Gegenüber dem Fixsternhimmel [Facing the Stars] (1978)
About this artwork
Beuys was interested in the history and culture of the Celtic countries, and made several visits to Scotland and Ireland. The paper bags used in this relief may have been picked up by the artist during his 1974 trip to Ireland, in connection with the exhibition of his group of drawings, 'The Secret Block for a Secret Person in Ireland'. Critics believe James Joyce to be the 'Secret Person' to whom the work is addressed, as Beuys was a lifelong fan of the Irish writer.
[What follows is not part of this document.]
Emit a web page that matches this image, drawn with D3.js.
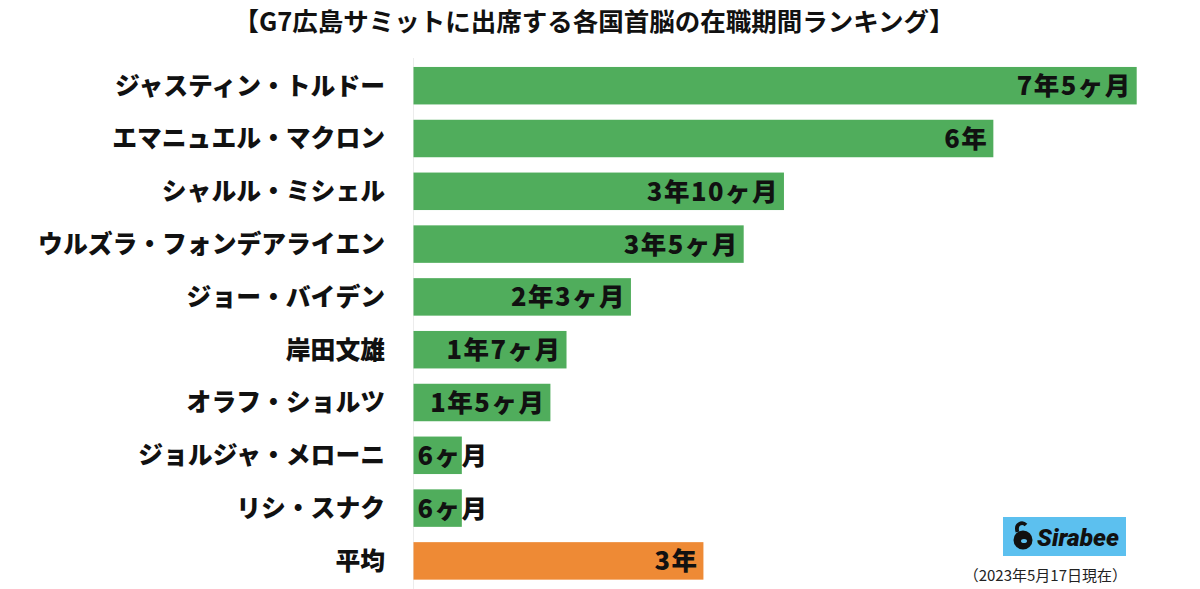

The iron frame used for this work may have been chosen by the artist due to the metal's strong connection with the earth as well as the bloodstream.
- title: Gegenüber dem Fixsternhimmel [Facing the Stars]
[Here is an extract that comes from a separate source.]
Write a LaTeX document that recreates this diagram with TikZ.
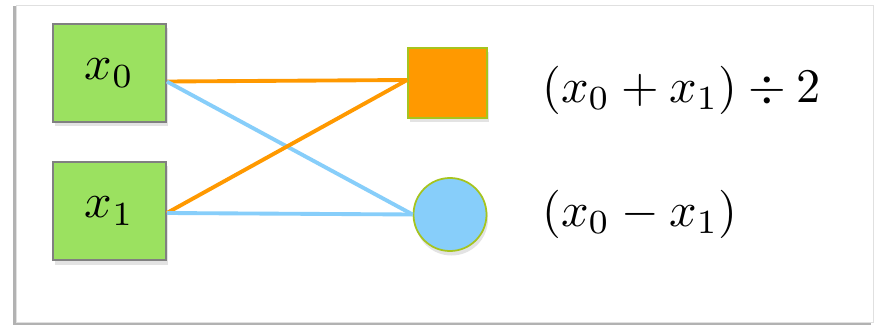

- accession number: AR00626
- artist: Joseph BeuysGerman (1921 - 1986)
- gallery: Scottish National Gallery Of Modern Art Two(In Storage)
- object type: Photograph
- date created: 1978
- measurements: 18.60 x 12.70 cm
- credit line: ARTIST ROOMS National Galleries of Scotland and Tate. Acquired jointly through The d'Offay Donation with assistance from the National Heritage Memorial Fund and the Art Fund 2008
- copyright: © DACS 2016.
- photographer: Antonia Reeve
German artist Beuys believed that art was integral to everyday life. His own art was shaped by an experience early in his life. As a Luftwaffe pilot during the war, Beuys was shot down over the Crimea and was saved by nomadic Tartars. Barely alive, he was wrapped in felt and fat which preserved his body heat, and taken to safety on sledges pulled by dogs. This incident, and these particular elements, informed much of his art, which has a redemptive, mystical and ritualistic character. Central to his work were his 'Actions', which involved teaching, audience discussion and performance. The recurrent themes were social and political. Associated with the ecological movement - he was a founder member of the Green Party - he also had a strong influence on German politics.